Comme le montrent Marie-Odile Gilles-Simon et Michel Legros, les très pauvres sont rarement sans liens avec des dispositifs légaux utiles pour vivre ou survivre. Pourtant, s’ils n’accèdent pas à une partie de leurs droits, n’est-ce pas parce que la loi qui les aide, bien souvent, les humilie ?

Les politiques butent bien sûr sur la limite de leurs moyens. Mais elles révèlent aussi l’ambiguïté pour une société de vouloir soutenir ceux qui par leur situation même ne sont plus considérés.

Les responsables administratifs opposent, comme le met en lumière la synthèse d’une enquête livrée ici par Henry Noguès et Denis Bouget, deux manières de raisonner. Les politiques « spécifiques » entendent repérer les plus pauvres et leur apporter « spécifiquement » certains éléments de compensation de leurs désavantages. Les politiques globales, au contraire, s’adressent à l’ensemble des citoyens par des mesures qui doivent avoir été réfléchies en fonction de tous et donc des plus pauvres aussi. La réalité montre que les unes et les autres ont leurs avantages et leurs limites pratiques.

En principe, la dignité des ayants droit est mieux respectée par des mesures qui sont destinées à tous - chacun est, en effet, d’emblée considéré comme citoyen. Ces mesures évitent, en outre, de désigner les plus pauvres par leurs points faibles, aux risques non négligeables de souligner ces points, d’en faire des « étiquettes permanentes » et même parfois indélébiles.

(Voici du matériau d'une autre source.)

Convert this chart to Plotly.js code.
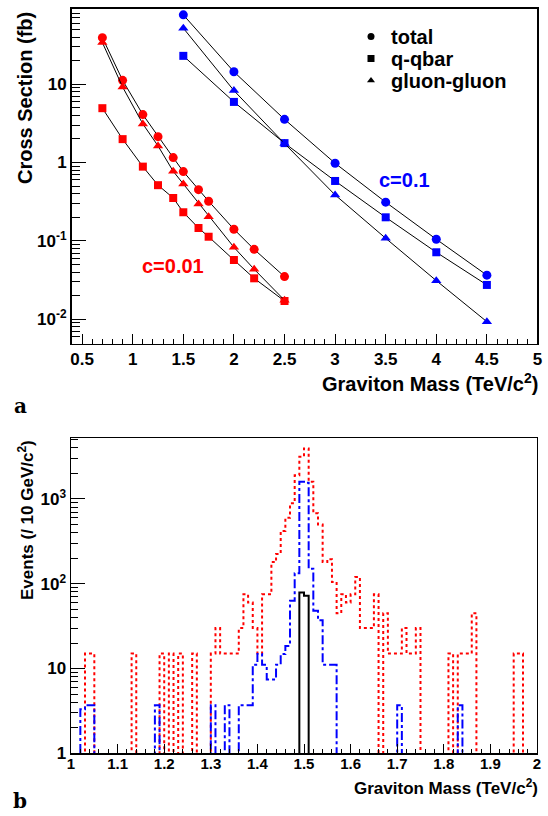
<!DOCTYPE html>
<html><head><meta charset="utf-8">
<script src="https://cdn.plot.ly/plotly-3.0.1.min.js"></script>
<style>html,body{margin:0;padding:0;background:#fff}#chart{width:548px;height:816px}</style>
</head><body><div id="chart"></div>
<script>
// ---- panel a data ----
const massC001 = [0.7, 0.9, 1.1, 1.25, 1.4, 1.5, 1.65, 1.75, 2.0, 2.2, 2.5];
const totalC001 = [39.3, 11.2, 4.09, 2.14, 1.156, 0.766, 0.451, 0.321, 0.141, 0.078, 0.035];
const qqbarC001 = [4.94, 1.99, 0.887, 0.514, 0.353, 0.232, 0.146, 0.113, 0.057, 0.0333, 0.0171];
const ggC001 = [34, 9.2, 3.11, 1.63, 0.774, 0.533, 0.296, 0.204, 0.083, 0.0435, 0.0175];
const massC01 = [1.5, 2.0, 2.5, 3.0, 3.5, 4.0, 4.5];
const totalC01 = [76.7, 14.4, 3.56, 0.98, 0.312, 0.105, 0.0365];
const qqbarC01 = [23, 5.94, 1.77, 0.582, 0.2, 0.0716, 0.0274];
const ggC01 = [51.9, 8.29, 1.75, 0.386, 0.108, 0.0311, 0.0093];
const legendNames = ["total", "q-qbar", "gluon-gluon"];

// ---- panel b data (10 GeV bins from 1.00 to 2.00 TeV) ----
const binStart = 1.0, binWidth = 0.01;
const redHist = [
  0,0,0,15,15,0,0,0,0,0,
  0,0,0,15,0,0,0,0,0,15,
  0,15,0,15,0,0,15,0,0,0,
  15,30,15,15,15,15,30,75,60,30,
  15,75,75,180,225,420,600,890,1900,3150,
  3950,1600,680,500,180,195,105,45,75,60,
  75,120,30,30,30,75,0,45,15,15,
  15,30,15,15,30,0,0,0,0,0,
  0,15,0,15,15,15,45,0,0,0,
  0,0,0,0,0,15,15,0,0,0];
const blueHist = [
  0,0,3.3,3.7,3.7,0,0,0,0,0,
  0,0,0,0,0,0,0,0,3.7,0,
  0,0,0,0,0,0,0,0,0,0,
  3.7,0,0,3.7,0,0,3.7,3.7,3.7,11.1,
  14.8,11.1,7.4,7.4,11.1,14.8,18.5,63,133,1600,
  1550,150,48,37,11.1,11.1,11.1,0,0,0,
  0,0,0,0,0,0,0,0,0,0,
  3.7,0,0,0,0,0,0,0,0,0,
  0,0,0,3.7,0,0,0,0,0,0,
  0,0,0,0,0,0,0,0,0,0];
const blackHist = new Array(100).fill(0);
blackHist[49] = 79; blackHist[50] = 72;

function stepTrace(vals, color, dash, width) {
  const x = [], y = [];
  for (let i = 0; i < vals.length; i++) {
    x.push(binStart + i * binWidth);
    y.push(vals[i] > 0 ? vals[i] : 0.3);
  }
  x.push(binStart + vals.length * binWidth);
  y.push(vals[vals.length - 1] > 0 ? vals[vals.length - 1] : 0.3);
  return {x, y, type: 'scatter', mode: 'lines', xaxis: 'x2', yaxis: 'y2',
    line: {shape: 'hv', color, dash, width}, showlegend: false, hoverinfo: 'skip'};
}

function series(x, y, color, symbol, size) {
  return {x, y, type: 'scatter', mode: 'lines+markers', xaxis: 'x', yaxis: 'y',
    line: {color: 'black', width: 1}, marker: {color, symbol, size},
    showlegend: false, cliponaxis: false};
}

const traces = [
  series(massC001, totalC001, '#ff0000', 'circle', 9),
  series(massC001, qqbarC001, '#ff0000', 'square', 8),
  series(massC001, ggC001, '#ff0000', 'triangle-up', 9),
  series(massC01, totalC01, '#0000ff', 'circle', 9),
  series(massC01, qqbarC01, '#0000ff', 'square', 8),
  series(massC01, ggC01, '#0000ff', 'triangle-up', 9),
];
const legIds = ['legend', 'legend2', 'legend3'];
['circle', 'square', 'triangle-up'].forEach((s, i) => {
  traces.push({x: [null], y: [null], type: 'scatter', mode: 'markers', xaxis: 'x', yaxis: 'y',
    name: legendNames[i], legend: legIds[i],
    marker: {color: 'black', symbol: s, size: 7}, showlegend: true});
});
traces.push(stepTrace(redHist, '#ff0000', 'dot', 2));
traces.push(stepTrace(blueHist, '#0000ff', 'dashdot', 2));
traces.push(stepTrace(blackHist, '#000000', 'solid', 2));

function logMinor(lo, hi) {
  const v = [];
  for (let k = lo; k <= hi; k++) for (let m = 2; m <= 9; m++) v.push(m * Math.pow(10, k));
  return v;
}
const FONT = 'Liberation Sans, Arial, Helvetica, sans-serif';
const axBase = {showline: true, mirror: true, linecolor: 'black', linewidth: 1.5,
  showgrid: false, zeroline: false, ticks: 'inside', tickcolor: 'black', tickwidth: 1};
function leg(topPx) {
  return {x: 351 / 548, y: 1 - topPx / 816, xanchor: 'left', yanchor: 'top',
    bgcolor: 'rgba(0,0,0,0)', font: {family: FONT, size: 20, weight: 'bold'}, itemwidth: 30};
}

const layout = {
  width: 548, height: 816, margin: {l: 0, r: 0, t: 0, b: 0},
  paper_bgcolor: 'white', plot_bgcolor: 'white',
  font: {family: FONT, color: 'black', size: 16, weight: 'bold'},
  showlegend: true,
  legend: leg(17), legend2: leg(39), legend3: leg(61),
  xaxis: Object.assign({}, axBase, {domain: [0.1305, 0.9808], anchor: 'y',
    range: [0.395, 5.0], tickmode: 'linear', tick0: 0.5, dtick: 0.5, ticklen: 10,
    tickfont: {family: FONT, size: 17, weight: 'bold'},
    minor: {dtick: 0.1, tick0: 0.5, ticklen: 5, ticks: 'inside', tickcolor: 'black'}}),
  yaxis: Object.assign({}, axBase, {domain: [0.5790, 0.9890], anchor: 'x', type: 'log',
    range: [-2.31, 1.96], tickmode: 'array', tickvals: [0.01, 0.1, 1, 10],
    ticktext: ['10<sup>-2</sup>', '10<sup>-1</sup>', '1', '10'], ticklen: 14,
    tickfont: {family: FONT, size: 17, weight: 'bold'},
    minor: {tickmode: 'array', tickvals: logMinor(-3, 1), ticklen: 8, ticks: 'inside', tickcolor: 'black'}}),
  xaxis2: Object.assign({}, axBase, {domain: [0.1296, 0.9799], anchor: 'y2',
    range: [1, 2], tickmode: 'linear', tick0: 1, dtick: 0.1, ticklen: 9,
    ticklabelstandoff: -4,
    tickfont: {family: FONT, size: 15, weight: 'bold'},
    minor: {dtick: 0.02, tick0: 1, ticklen: 4, ticks: 'inside', tickcolor: 'black'}}),
  yaxis2: Object.assign({}, axBase, {domain: [0.07684, 0.46287], anchor: 'x2', type: 'log',
    range: [0, 3.716], tickmode: 'array', tickvals: [1, 10, 100, 1000],
    ticktext: ['1', '10', '10<sup>2</sup>', '10<sup>3</sup>'], ticklen: 14,
    tickfont: {family: FONT, size: 17, weight: 'bold'},
    minor: {tickmode: 'array', tickvals: logMinor(0, 3), ticklen: 7, ticks: 'inside', tickcolor: 'black'}}),
  annotations: [
    {text: 'Cross Section (fb)', xref: 'paper', yref: 'paper', x: 25 / 548, y: 1 - 10 / 816,
      xanchor: 'center', yanchor: 'top', textangle: -90, showarrow: false,
      font: {family: FONT, size: 20, weight: 'bold'}},
    {text: 'Graviton Mass (TeV/c<sup>2</sup>)', xref: 'paper', yref: 'paper', x: 540 / 548, y: 1 - 382 / 816,
      xanchor: 'right', yanchor: 'middle', showarrow: false,
      font: {family: FONT, size: 20, weight: 'bold'}},
    {text: 'a', xref: 'paper', yref: 'paper', x: 20 / 548, y: 1 - 406 / 816,
      xanchor: 'center', yanchor: 'middle', showarrow: false,
      font: {family: 'DejaVu Serif, Liberation Serif, serif', size: 20, weight: 'bold'}},
    {text: 'c=0.01', xref: 'x', yref: 'y', x: 1.397, y: -1.32, showarrow: false,
      font: {family: FONT, size: 20, weight: 'bold', color: '#ff0000'}},
    {text: 'c=0.1', xref: 'x', yref: 'y', x: 3.687, y: -0.222, showarrow: false,
      font: {family: FONT, size: 20, weight: 'bold', color: '#0000ff'}},
    {text: 'Events (/ 10 GeV/c<sup>2</sup>)', xref: 'paper', yref: 'paper', x: 26 / 548, y: 1 - 438 / 816,
      xanchor: 'center', yanchor: 'top', textangle: -90, showarrow: false,
      font: {family: FONT, size: 17, weight: 'bold'}},
    {text: 'Graviton Mass (TeV/c<sup>2</sup>)', xref: 'paper', yref: 'paper', x: 540 / 548, y: 1 - 787 / 816,
      xanchor: 'right', yanchor: 'middle', showarrow: false,
      font: {family: FONT, size: 17, weight: 'bold'}},
    {text: 'b', xref: 'paper', yref: 'paper', x: 20 / 548, y: 1 - 801 / 816,
      xanchor: 'center', yanchor: 'middle', showarrow: false,
      font: {family: 'DejaVu Serif, Liberation Serif, serif', size: 20, weight: 'bold'}}
  ]
};
Plotly.newPlot('chart', traces, layout, {staticPlot: true, displayModeBar: false});
</script></body></html>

Mais, n’est-il pas contradictoire pour une société qui révère, cela va de soi, ses formes de réussite de faire comme si ceux qui sont en situation d’échec peuvent totalement échapper à cet échec ? Philippe d’Iribarne entraîne pas à pas le lecteur dans cette réflexion en analysant l’écart entre les lois avec leurs intentions affichées par le législateur et les dispositifs concrets de leur mise en œuvre.

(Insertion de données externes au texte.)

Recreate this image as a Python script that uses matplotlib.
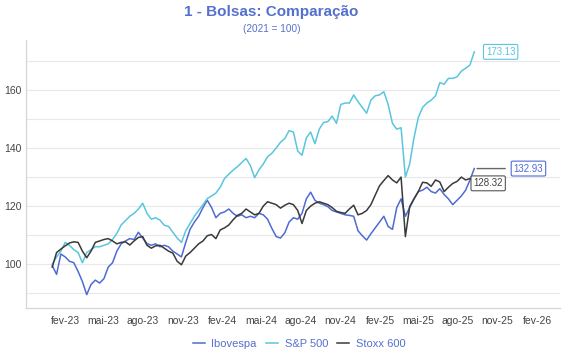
import matplotlib
matplotlib.use('Agg')
import matplotlib.pyplot as plt
import pandas as pd

plt.rcParams['font.family'] = ['Liberation Sans', 'DejaVu Sans']

# one reading every 10 days, Jan 2023 -> Sep 2025 (index 2021 = 100)
dates = pd.date_range('2023-01-02', periods=99, freq='10D')

ibovespa = [
    99.5, 96.5, 103.5, 102.5, 101.0, 100.5, 97.5, 94.0, 89.5, 93.0,
    94.5, 93.5, 95.0, 99.0, 100.5, 104.5, 107.0, 108.0, 108.8, 108.5,
    111.0, 109.0, 107.1, 106.5, 107.0, 106.0, 106.5, 106.0, 104.5, 103.5,
    102.5, 107.5, 112.0, 114.5, 116.5, 119.5, 122.0, 119.5, 116.0, 117.5,
    118.0, 119.0, 117.5, 116.5, 117.0, 116.0, 116.5, 116.0, 117.5, 117.0,
    115.5, 112.3, 109.5, 109.0, 110.8, 114.5, 116.0, 115.5, 117.5, 122.5,
    124.8, 122.0, 121.0, 120.5, 119.8, 118.5, 118.0, 117.5, 117.0, 116.8,
    116.5, 111.5, 109.8, 108.3, 110.5, 112.5, 114.5, 116.5, 113.0, 112.0,
    119.5, 122.5, 116.5, 119.5, 122.5, 125.0, 125.5, 126.5, 125.0, 124.5,
    126.0, 124.0, 122.5, 120.5, 122.0, 123.5, 125.5, 129.0, 132.93,
]

sp500 = [
    100.0, 102.5, 104.5, 107.5, 106.5, 105.0, 104.0, 100.5, 104.0, 105.0,
    106.0, 106.0, 106.5, 107.0, 108.5, 110.6, 113.5, 115.0, 116.5, 117.5,
    119.0, 121.0, 117.5, 115.5, 116.0, 115.2, 113.4, 113.0, 111.0, 109.0,
    107.5, 111.5, 114.0, 116.5, 118.5, 120.5, 122.6, 123.5, 124.5, 126.5,
    129.5, 131.0, 132.4, 133.6, 135.0, 136.4, 134.0, 129.8, 132.5, 134.5,
    137.0, 138.2, 140.0, 142.0, 143.3, 146.0, 145.5, 139.0, 137.5, 143.5,
    145.5, 141.5, 146.5, 148.8, 149.1, 151.0, 148.5, 155.0, 155.5, 155.5,
    158.3, 156.0, 154.0, 152.0, 156.5, 158.0, 158.3, 159.4, 155.0, 148.5,
    146.5, 147.0, 130.0, 134.5, 143.5, 150.5, 154.0, 155.5, 156.5, 158.0,
    162.5, 162.0, 164.0, 164.0, 164.5, 166.5, 167.5, 168.6, 173.13,
]

stoxx600 = [
    99.0, 104.0, 105.2, 106.3, 107.3, 107.7, 107.5, 104.5, 102.2, 104.5,
    107.5, 108.0, 108.5, 108.8, 108.0, 107.0, 107.5, 107.7, 106.6, 108.0,
    109.2, 109.5, 106.5, 105.5, 106.3, 106.5, 105.5, 104.5, 103.8, 101.0,
    99.8, 102.8, 104.0, 105.5, 107.0, 108.0, 109.8, 110.2, 108.8, 111.8,
    112.5, 113.5, 115.3, 116.8, 117.5, 119.0, 118.0, 117.0, 117.5, 120.0,
    121.5, 121.0, 120.5, 119.3, 120.3, 121.0, 120.5, 118.5, 114.0, 118.5,
    120.0, 121.0, 121.5, 121.0, 120.5, 119.5, 118.2, 117.8, 117.5, 119.0,
    120.3, 117.0, 117.5, 118.5, 120.5, 123.8, 127.0, 128.8, 130.5, 129.0,
    128.0, 130.0, 109.5, 119.8, 122.5, 125.0, 128.2, 128.0, 126.8, 129.0,
    128.3, 125.0, 126.5, 127.8, 128.5, 130.0, 129.0, 129.5, 128.32,
]

series_names = ['Ibovespa', 'S&P 500', 'Stoxx 600']
colors = ['#4f6bd3', '#5ac6dd', '#3a3a3a']

tick_dates = pd.date_range('2023-02-01', '2026-02-01', freq='3MS')
meses = ['jan', 'fev', 'mar', 'abr', 'mai', 'jun',
         'jul', 'ago', 'set', 'out', 'nov', 'dez']
tick_labels = [f"{meses[d.month - 1]}-{d.strftime('%y')}" for d in tick_dates]

title_color = '#5470cf'
grid_color = '#e8e8e8'

fig = plt.figure(figsize=(5.7, 3.6), dpi=100)
ax = fig.add_axes([0.0456, 0.1444, 0.9368, 0.7444])

for name, vals, c in zip(series_names, [ibovespa, sp500, stoxx600], colors):
    ax.plot(dates, vals, color=c, lw=1.1, label=name)

ax.set_xlim(pd.Timestamp('2022-11-02'), pd.Timestamp('2026-03-26'))
ax.set_ylim(84.9, 177.2)

ax.set_xticks(tick_dates)
ax.set_xticklabels(tick_labels)
ax.set_yticks([100, 120, 140, 160])
ax.set_yticks(range(90, 180, 10), minor=True)
ax.grid(axis='y', which='both', color=grid_color, lw=0.8)
ax.set_axisbelow(True)
ax.tick_params(axis='both', which='both', length=0, labelsize=7.5,
               labelcolor='#444444')
ax.tick_params(axis='x', pad=6)
ax.tick_params(axis='y', pad=3)

for side in ['top', 'right']:
    ax.spines[side].set_visible(False)
for side in ['left', 'bottom']:
    ax.spines[side].set_color('#d6d6d6')
    ax.spines[side].set_linewidth(0.9)

# end-of-line value labels
last = dates[-1]
box = dict(boxstyle='round,pad=0.25,rounding_size=0.15', fc='white', lw=0.8)
ax.annotate(f'{sp500[-1]:.2f}', xy=(last, sp500[-1]), xytext=(19, 0),
            textcoords='offset points', ha='center', va='center',
            fontsize=7, color=colors[1], bbox=dict(box, ec=colors[1]))
ax.annotate(f'{ibovespa[-1]:.2f}', xy=(last, ibovespa[-1]), xytext=(39, 0),
            textcoords='offset points', ha='center', va='center',
            fontsize=7, color=colors[0], bbox=dict(box, ec=colors[0]),
            arrowprops=dict(arrowstyle='-', color='#666666', lw=1.0,
                            shrinkA=4, shrinkB=2))
ax.annotate(f'{stoxx600[-1]:.2f}', xy=(last, stoxx600[-1]), xytext=(10, -1),
            textcoords='offset points', ha='center', va='center',
            fontsize=7, color='#444444', bbox=dict(box, ec='#555555'))

fig.text(271.5 / 570, 1 - 12 / 360, '1 - Bolsas: Comparação', ha='center',
         va='center', fontsize=11, fontweight='bold', color=title_color)
fig.text(271.5 / 570, 1 - 29 / 360, '(2021 = 100)', ha='center', va='center',
         fontsize=7.2, color=title_color)

leg = fig.legend(loc='center', bbox_to_anchor=(299 / 570, 16 / 360), ncol=3,
                 frameon=False, fontsize=8, handlelength=1.1,
                 handletextpad=0.6, columnspacing=0.8)
for t in leg.get_texts():
    t.set_color(title_color)

fig.savefig('out.png', dpi=100)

La question rappelée par le président Paul Bouchet est celle de la garantie des conditions de la dignité de chacun. L’État ne peut nullement se dessaisir de cette obligation qu’on dénomme les Droits de l’homme et qui implique des droits fondamentaux précis sur lesquels, en France, la Commission nationale consultative des Droits de l’homme a pris position.

Remettre sur le métier des politiques une loi d’orientation et de programmation de lutte contre la grande pauvreté ne sera utile qu’à deux conditions pour lesquelles tous les citoyens doivent se mobiliser :

  • que les plus pauvres puissent par tous les moyens utiles découvrir leurs droits ;

  • qu’ils soient considérés comme les partenaires essentiels de la mise en œuvre de ces politiques. Ceci commence par le fait de les associer d’aussi près que possible à la définition des politiques. Jusqu’ici un effort considérable a été amorcé en ce sens comme le montre notamment le résumé du rapport du Conseil économique et social.

Remettre sur le métier des politiques une loi de programme contre la grande pauvreté, c’est aussi et surtout proposer au pays de reprendre en main la question de la dignité de tous, dans une période où la réalité des situations et les orientations des politiques économiques et budgétaires laissent présager le pire. Si la question de la dignité des plus pauvres est seulement la question de leur dignité à eux, alors elle est sans solution. Si elle est un point de repère de la violence des rapports sociaux et donc de la dignité de tous ceux qui, ensemble, veulent faire société commune, histoire commune, action humaine commune, monde commun pacifique, alors la question des politiques de lutte contre la pauvreté devient centrale car elle aborde les vrais sujets d’aujourd’hui et de demain. La misère n’est-elle pas une mesure de la violence quotidienne ? N’avons-nous pas la capacité de nous parler, de coopérer, de nous unir autour de la dignité du plus faible et de tout homme ?

Sortir de toute relation de violence (histoire de guerres héréditaires et de vendetta, histoire d’esclavage, d’apartheid ou de racisme) demande que les deux parties antagonistes se libèrent l’une par l’autre, en même temps que chacune par elle-même, du cycle de la violence et se donnent des preuves de sincérité.

Dans cet affranchissement, la loi est un instrument pour tous. Pour des maires, des élus, des fonctionnaires qui cherchent à mettre la loi au service de la dignité des personnes et de la paix des communautés locales. Mais aussi pour les plus pauvres, et c’est là qu’ils nous attendent comme partenaires. Les Universités populaires Quart Monde montrent que cette démarche de la loi peut être une chance de compréhension de la vie réelle des plus pauvres, une chance de regarder notre monde commun tel qu’il est, et, de là, une possibilité nouvelle d’être citoyens tous ensemble.